The consumer uses their smartphone to take a front-facing photo. They then take a profile view. From those two images, SAIA calculates an accurate body profile that is used to match the size of the consumer to the retailer’s products. Because SAIA can be connected across multiple labels, it is possible to get an exact match despite the sizing differences that exist between manufacturers. For example, a medium on one retailer-owned label might be a small on another.
So how do retailers incorporate SAIA into apps and websites?
“SAIA is easily installed into apparel ecommerce websites via a JS tag and into mobile applications with our SDK,” Vadim Rogovskiy, CEO and cofounder at 3DLook, told me. “Customers then will be offered to scan themselves with two photos from a smartphone camera without leaving the app or website.”

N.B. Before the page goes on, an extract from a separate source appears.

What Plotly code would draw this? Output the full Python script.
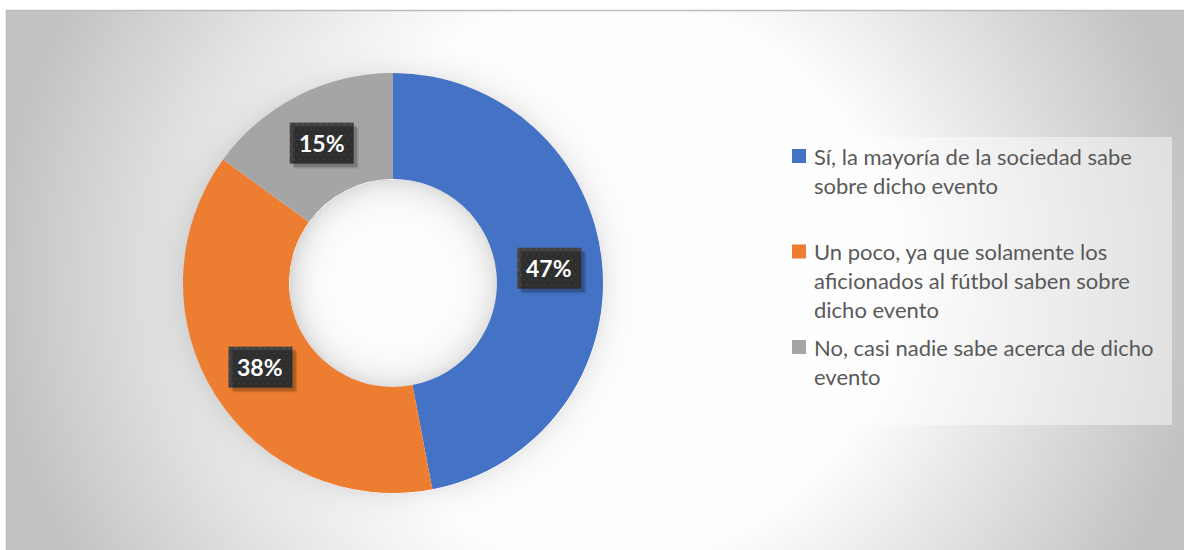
import numpy as np
import zlib, struct, base64
import plotly.graph_objects as go

# ---------------- data ----------------
label_lines = [
    ["Sí, la mayoría de la sociedad sabe", "sobre dicho evento"],
    ["Un poco, ya que solamente los", "aficionados al fútbol saben sobre", "dicho evento"],
    ["No, casi nadie sabe acerca de dicho", "evento"],
]
labels = [" ".join(l) for l in label_lines]
values = [47, 38, 15]
colors = ["#4472C4", "#ED7D31", "#A5A5A5"]

# ---------------- geometry (pixels) ----------------
W, H = 1184, 550
CX, CY = 393, 283          # donut centre
R = 210                    # outer radius
HOLE = 0.495               # hole fraction
AREA_X0, AREA_Y0 = 6, 10   # chart area top-left
BOX_W, BOX_H = 64, 41      # data label box


def px(x):
    return x / W


def py(y):
    return 1 - y / H


# ---------------- small PNG encoder ----------------
def png_uri(arr):
    h, w = arr.shape
    raw = b"".join(b"\x00" + arr[i].tobytes() for i in range(h))

    def chunk(tag, data):
        return (struct.pack(">I", len(data)) + tag + data +
                struct.pack(">I", zlib.crc32(tag + data) & 0xffffffff))

    png = (b"\x89PNG\r\n\x1a\n" +
           chunk(b"IHDR", struct.pack(">IIBBBBB", w, h, 8, 0, 0, 0, 0)) +
           chunk(b"IDAT", zlib.compress(raw, 9)) +
           chunk(b"IEND", b""))
    return "data:image/png;base64," + base64.b64encode(png).decode()


# background: radial gradient + soft donut shadow
iw, ih = W - AREA_X0, H - AREA_Y0
yy, xx = np.mgrid[0:ih, 0:iw].astype(float)
gx = xx + AREA_X0
gy = yy + AREA_Y0
d = np.sqrt((gx - 600) ** 2 + (1.04 * (gy - 280)) ** 2)
bg = 255 - 0.19 * np.clip(d - 287, 0, None)
bg = np.clip(bg, 194, 255)
rr = np.sqrt((gx - CX) ** 2 + (gy - CY) ** 2)
rh = R * HOLE
dark = np.where(rr > R, 20 * np.exp(-(rr - R) / 14.0), 0.0)
dark += np.where(rr < rh, 34 * np.exp(-(rh - rr) / 15.0), 0.0)
bg = bg - dark
bg_img = np.clip(bg, 0, 255).astype(np.uint8)

# dotted texture for data-label boxes
tex = np.full((BOX_H, BOX_W), 0x40, dtype=np.uint8)
for yy_ in range(1, BOX_H, 5):
    off = 0 if (yy_ // 5) % 2 == 0 else 3
    for xx_ in range(off, BOX_W, 6):
        tex[yy_:yy_ + 2, xx_:xx_ + 2] = 0x52
tex_uri = png_uri(tex)

fig = go.Figure()

fig.add_trace(go.Pie(
    labels=labels,
    values=values,
    marker=dict(colors=colors, line=dict(width=0)),
    hole=HOLE,
    sort=False,
    direction="clockwise",
    rotation=0,
    textinfo="none",
    showlegend=False,
    hoverinfo="label+percent",
    domain=dict(x=[px(CX - R), px(CX + R)], y=[py(CY + R), py(CY - R)]),
))

annotations = []
shapes = []
images = [dict(source=png_uri(bg_img), xref="paper", yref="paper",
               x=px(AREA_X0), y=py(AREA_Y0), sizex=iw / W, sizey=ih / H,
               xanchor="left", yanchor="top", sizing="stretch", layer="below")]

# data labels with dark textured boxes
total = sum(values)
cum = 0
r_mid = R * (1 + HOLE) / 2
for v in values:
    mid = (cum + v / 2) / total
    cum += v
    ang = mid * 2 * np.pi
    lx = CX + r_mid * np.sin(ang)
    ly = CY - r_mid * np.cos(ang)
    # soft shadow
    for k, a in ((5, 0.08), (4, 0.10), (3, 0.12)):
        shapes.append(dict(type="rect", xref="paper", yref="paper",
                           x0=px(lx - BOX_W / 2 + k), x1=px(lx + BOX_W / 2 + k),
                           y0=py(ly + BOX_H / 2 + k), y1=py(ly - BOX_H / 2 + k),
                           fillcolor=f"rgba(0,0,0,{a})", line=dict(width=0),
                           layer="above"))
    images.append(dict(source=tex_uri, xref="paper", yref="paper",
                       x=px(lx), y=py(ly), sizex=BOX_W / W, sizey=BOX_H / H,
                       xanchor="center", yanchor="middle", sizing="stretch",
                       layer="above"))
    annotations.append(dict(
        x=px(lx), y=py(ly), xref="paper", yref="paper", showarrow=False,
        xanchor="center", yanchor="middle",
        text=f"<b>{round(v / total * 100)}%</b>",
        font=dict(family="Lato", size=23, color="#FFFFFF")))

# legend box
shapes.append(dict(type="rect", xref="paper", yref="paper",
                   x0=px(781), x1=px(1172), y0=py(425), y1=py(137),
                   fillcolor="rgba(255,255,255,0.45)", line=dict(width=0),
                   layer="below"))

LEG_X = 792
LEG_Y0 = 156
ITEM_STEP = 95.5
LINE_STEP = 29
for i, (lines, c) in enumerate(zip(label_lines, colors)):
    y0 = LEG_Y0 + i * ITEM_STEP
    shapes.append(dict(type="rect", xref="paper", yref="paper",
                       x0=px(LEG_X), x1=px(LEG_X + 14),
                       y0=py(y0 + 7), y1=py(y0 - 7),
                       fillcolor=c, line=dict(width=0)))
    for j, t in enumerate(lines):
        annotations.append(dict(
            x=px(LEG_X + 20), y=py(y0 + j * LINE_STEP), xref="paper", yref="paper",
            xanchor="left", yanchor="middle", showarrow=False, text=t,
            font=dict(family="Lato", size=22, color="#595959")))

# chart area border (top & left)
shapes.append(dict(type="rect", xref="paper", yref="paper",
                   x0=px(AREA_X0 + 0.5), y0=py(AREA_Y0 + 0.5), x1=px(W + 10), y1=py(H + 10),
                   line=dict(color="#BDBDBD", width=1.5), fillcolor="rgba(0,0,0,0)",
                   layer="above"))

fig.update_layout(
    width=W, height=H,
    margin=dict(l=0, r=0, t=0, b=0),
    paper_bgcolor="#FFFFFF",
    plot_bgcolor="rgba(0,0,0,0)",
    images=images,
    shapes=shapes,
    annotations=annotations,
    xaxis=dict(visible=False, range=[0, 1]), yaxis=dict(visible=False, range=[0, 1]),
)

fig.write_html("out.html", config={"displayModeBar": False},
               post_script="document.body.style.margin='0';document.body.style.overflow='hidden';")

The store can then automatically suggest items based on both body measurement and shape. That helps to avoid the “order three, return two” process consumers are getting used to.
“It will not only make online shopping more personalized and effective for customers but also will save them time because they will be offered only the particular set of clothes that fit them,” Rogovskiy said.
SAIA can be integrated with an existing recommendation engine, ecommerce platform, or CRM system. Once implemented, the system provides analytics back to the retailer.
“Apparel stores and brands will get access to their personal accounts at SAIA platform, where they can track how many of their customers have scanned themselves in a given period of time,” Rogovskiy said. “They can also use a reporting API to pull all the required data from SAIA to their CRM or analytics tools. For example, they can get data about size and body shape distribution among customers, insights about their body parameters, and other important data points, and then match them with their purchase histories.”
SAIA is available to retailers via a monthly subscription, with additional per scan charges. An enterprise plan exists for the largest retailers.
So what’s next for this technology, and is 3DLook investigating applications beyond the apparel retail market?
“Right now, we are focused on our solution for the apparel industry, but our plans go far beyond that,” Rogovskiy said. “We see a strong interest from the health and fitness industry as well, and we plan to create a vertical solution for this soon. We are not planning to focus only on body scanning — we want to make maximum use of the data that clients will gather using our platform to create more personalized recommendations for their customers.”
3DLook’s SAIA is available from today for apparel retailers.